[Figure scripts]

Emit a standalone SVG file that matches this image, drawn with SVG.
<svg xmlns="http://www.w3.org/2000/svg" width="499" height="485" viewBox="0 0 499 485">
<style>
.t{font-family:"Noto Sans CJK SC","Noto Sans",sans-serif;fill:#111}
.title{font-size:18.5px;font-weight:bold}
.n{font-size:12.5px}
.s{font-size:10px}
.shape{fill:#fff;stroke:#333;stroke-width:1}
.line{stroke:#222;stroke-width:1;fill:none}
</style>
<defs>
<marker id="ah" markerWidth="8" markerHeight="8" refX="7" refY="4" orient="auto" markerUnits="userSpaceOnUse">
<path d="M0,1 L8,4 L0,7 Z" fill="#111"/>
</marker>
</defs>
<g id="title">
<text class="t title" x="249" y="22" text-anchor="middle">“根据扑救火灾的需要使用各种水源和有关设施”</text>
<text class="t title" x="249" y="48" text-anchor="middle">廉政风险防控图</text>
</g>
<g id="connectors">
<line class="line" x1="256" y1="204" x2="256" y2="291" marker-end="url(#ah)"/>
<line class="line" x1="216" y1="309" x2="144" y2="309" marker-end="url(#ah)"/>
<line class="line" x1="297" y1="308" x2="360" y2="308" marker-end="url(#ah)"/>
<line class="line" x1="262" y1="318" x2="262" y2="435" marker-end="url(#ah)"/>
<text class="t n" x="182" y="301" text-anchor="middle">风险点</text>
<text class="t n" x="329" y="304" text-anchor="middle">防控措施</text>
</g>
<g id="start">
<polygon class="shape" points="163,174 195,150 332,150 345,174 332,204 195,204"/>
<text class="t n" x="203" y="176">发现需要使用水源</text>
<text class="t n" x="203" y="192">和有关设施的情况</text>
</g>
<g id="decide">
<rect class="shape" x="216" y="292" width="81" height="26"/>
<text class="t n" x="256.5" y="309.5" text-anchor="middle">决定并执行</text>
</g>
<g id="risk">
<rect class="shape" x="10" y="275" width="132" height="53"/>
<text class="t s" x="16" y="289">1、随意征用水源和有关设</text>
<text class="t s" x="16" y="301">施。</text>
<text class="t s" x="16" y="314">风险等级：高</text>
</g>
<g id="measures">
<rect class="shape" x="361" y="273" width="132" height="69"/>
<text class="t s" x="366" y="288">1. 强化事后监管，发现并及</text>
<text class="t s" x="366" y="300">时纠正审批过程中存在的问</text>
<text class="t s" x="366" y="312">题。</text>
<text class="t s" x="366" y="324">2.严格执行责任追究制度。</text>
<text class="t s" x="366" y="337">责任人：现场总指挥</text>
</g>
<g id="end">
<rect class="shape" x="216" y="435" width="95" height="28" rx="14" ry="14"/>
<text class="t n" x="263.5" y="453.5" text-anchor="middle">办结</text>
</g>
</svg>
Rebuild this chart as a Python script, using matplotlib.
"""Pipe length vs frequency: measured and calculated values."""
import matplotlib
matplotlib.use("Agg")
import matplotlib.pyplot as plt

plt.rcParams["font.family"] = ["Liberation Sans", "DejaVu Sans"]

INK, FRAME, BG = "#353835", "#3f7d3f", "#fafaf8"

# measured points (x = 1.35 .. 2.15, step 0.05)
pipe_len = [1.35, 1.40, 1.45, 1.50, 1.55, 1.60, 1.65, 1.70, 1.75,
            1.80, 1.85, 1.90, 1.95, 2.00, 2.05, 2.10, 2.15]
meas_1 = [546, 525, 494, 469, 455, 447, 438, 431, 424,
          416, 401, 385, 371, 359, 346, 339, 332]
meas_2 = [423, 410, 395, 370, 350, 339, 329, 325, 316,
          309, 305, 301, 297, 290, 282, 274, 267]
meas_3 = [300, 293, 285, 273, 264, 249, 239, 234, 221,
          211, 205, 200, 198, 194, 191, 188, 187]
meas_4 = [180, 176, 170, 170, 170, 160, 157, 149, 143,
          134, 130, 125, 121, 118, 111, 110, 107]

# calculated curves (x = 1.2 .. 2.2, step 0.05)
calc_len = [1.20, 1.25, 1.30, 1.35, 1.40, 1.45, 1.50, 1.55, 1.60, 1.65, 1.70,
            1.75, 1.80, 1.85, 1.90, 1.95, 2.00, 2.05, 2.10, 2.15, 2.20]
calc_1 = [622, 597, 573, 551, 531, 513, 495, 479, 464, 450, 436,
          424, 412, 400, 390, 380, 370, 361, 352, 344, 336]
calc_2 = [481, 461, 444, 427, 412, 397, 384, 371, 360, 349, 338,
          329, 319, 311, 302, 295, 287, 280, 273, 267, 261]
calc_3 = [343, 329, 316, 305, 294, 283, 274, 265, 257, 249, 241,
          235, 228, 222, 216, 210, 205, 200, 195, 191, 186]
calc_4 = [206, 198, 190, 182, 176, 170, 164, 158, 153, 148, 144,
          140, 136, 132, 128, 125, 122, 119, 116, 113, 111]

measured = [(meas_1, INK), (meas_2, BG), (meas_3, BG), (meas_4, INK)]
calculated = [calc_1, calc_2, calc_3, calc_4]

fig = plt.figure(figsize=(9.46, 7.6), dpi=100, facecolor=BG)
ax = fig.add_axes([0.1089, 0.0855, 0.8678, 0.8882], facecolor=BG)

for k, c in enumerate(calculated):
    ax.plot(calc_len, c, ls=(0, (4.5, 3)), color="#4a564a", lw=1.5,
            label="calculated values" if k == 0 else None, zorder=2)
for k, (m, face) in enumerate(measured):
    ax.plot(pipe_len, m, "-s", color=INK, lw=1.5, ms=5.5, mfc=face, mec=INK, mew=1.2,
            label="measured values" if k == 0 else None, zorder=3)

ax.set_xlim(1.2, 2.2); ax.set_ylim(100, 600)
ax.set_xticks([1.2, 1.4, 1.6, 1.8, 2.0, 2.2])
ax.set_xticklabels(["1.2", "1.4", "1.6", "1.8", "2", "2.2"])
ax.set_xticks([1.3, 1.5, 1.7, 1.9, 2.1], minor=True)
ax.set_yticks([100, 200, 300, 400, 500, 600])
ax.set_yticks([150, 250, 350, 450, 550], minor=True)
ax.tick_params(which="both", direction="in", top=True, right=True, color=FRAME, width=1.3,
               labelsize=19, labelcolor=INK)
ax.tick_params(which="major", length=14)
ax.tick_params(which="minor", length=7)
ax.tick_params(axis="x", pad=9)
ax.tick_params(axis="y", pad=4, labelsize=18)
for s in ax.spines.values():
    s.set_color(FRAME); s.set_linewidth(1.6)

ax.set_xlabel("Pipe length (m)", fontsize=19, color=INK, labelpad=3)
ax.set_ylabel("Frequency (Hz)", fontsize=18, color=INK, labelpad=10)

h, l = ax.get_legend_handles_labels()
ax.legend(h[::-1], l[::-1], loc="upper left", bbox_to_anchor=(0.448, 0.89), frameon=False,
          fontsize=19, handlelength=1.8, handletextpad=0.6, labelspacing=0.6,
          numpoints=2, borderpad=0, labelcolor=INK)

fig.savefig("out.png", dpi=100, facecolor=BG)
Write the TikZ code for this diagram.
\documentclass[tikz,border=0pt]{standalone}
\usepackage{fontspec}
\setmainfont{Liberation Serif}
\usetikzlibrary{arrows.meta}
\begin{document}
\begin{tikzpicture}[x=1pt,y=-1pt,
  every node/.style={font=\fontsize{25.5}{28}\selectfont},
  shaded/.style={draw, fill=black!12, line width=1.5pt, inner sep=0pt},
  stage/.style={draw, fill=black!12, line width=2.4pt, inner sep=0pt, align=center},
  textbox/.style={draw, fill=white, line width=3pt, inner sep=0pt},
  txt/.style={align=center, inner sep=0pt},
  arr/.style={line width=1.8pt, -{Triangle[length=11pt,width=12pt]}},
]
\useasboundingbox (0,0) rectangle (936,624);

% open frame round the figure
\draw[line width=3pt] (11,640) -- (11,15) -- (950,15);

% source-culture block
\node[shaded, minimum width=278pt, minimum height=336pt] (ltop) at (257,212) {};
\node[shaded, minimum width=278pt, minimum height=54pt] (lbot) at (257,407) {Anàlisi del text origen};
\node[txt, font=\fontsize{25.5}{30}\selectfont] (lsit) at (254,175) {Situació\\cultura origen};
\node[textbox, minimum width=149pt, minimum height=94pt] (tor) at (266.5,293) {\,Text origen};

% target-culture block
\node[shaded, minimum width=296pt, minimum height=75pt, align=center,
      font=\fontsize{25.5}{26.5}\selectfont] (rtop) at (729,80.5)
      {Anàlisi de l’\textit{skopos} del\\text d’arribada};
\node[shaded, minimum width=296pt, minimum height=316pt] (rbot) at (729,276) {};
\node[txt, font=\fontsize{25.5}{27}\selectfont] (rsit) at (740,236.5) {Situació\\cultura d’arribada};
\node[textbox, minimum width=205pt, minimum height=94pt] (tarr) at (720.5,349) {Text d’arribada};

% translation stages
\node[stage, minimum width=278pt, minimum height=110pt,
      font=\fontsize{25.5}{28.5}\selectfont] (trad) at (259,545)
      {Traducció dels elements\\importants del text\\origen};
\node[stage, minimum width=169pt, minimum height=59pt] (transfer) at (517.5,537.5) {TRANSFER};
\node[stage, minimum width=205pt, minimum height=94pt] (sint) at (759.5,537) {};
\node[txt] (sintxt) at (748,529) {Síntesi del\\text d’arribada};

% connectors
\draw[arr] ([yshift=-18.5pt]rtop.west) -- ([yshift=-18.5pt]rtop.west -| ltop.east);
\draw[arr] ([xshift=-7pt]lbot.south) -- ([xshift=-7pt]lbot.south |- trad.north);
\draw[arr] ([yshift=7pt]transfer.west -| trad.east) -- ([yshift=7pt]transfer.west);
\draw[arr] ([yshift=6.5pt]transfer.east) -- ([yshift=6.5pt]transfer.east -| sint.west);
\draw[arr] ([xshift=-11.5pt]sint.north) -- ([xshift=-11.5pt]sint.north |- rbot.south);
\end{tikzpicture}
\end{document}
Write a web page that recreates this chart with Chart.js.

** Exercise details **
Reproduce exactly, and only, the lines from the one that contains "Rebuild this chart" down to the one that contains "INK, FRAME, BG", both ends included.

** Finished exercise **
Rebuild this chart as a Python script, using matplotlib.
"""Pipe length vs frequency: measured and calculated values."""
import matplotlib
matplotlib.use("Agg")
import matplotlib.pyplot as plt

plt.rcParams["font.family"] = ["Liberation Sans", "DejaVu Sans"]

INK, FRAME, BG = "#353835", "#3f7d3f", "#fafaf8"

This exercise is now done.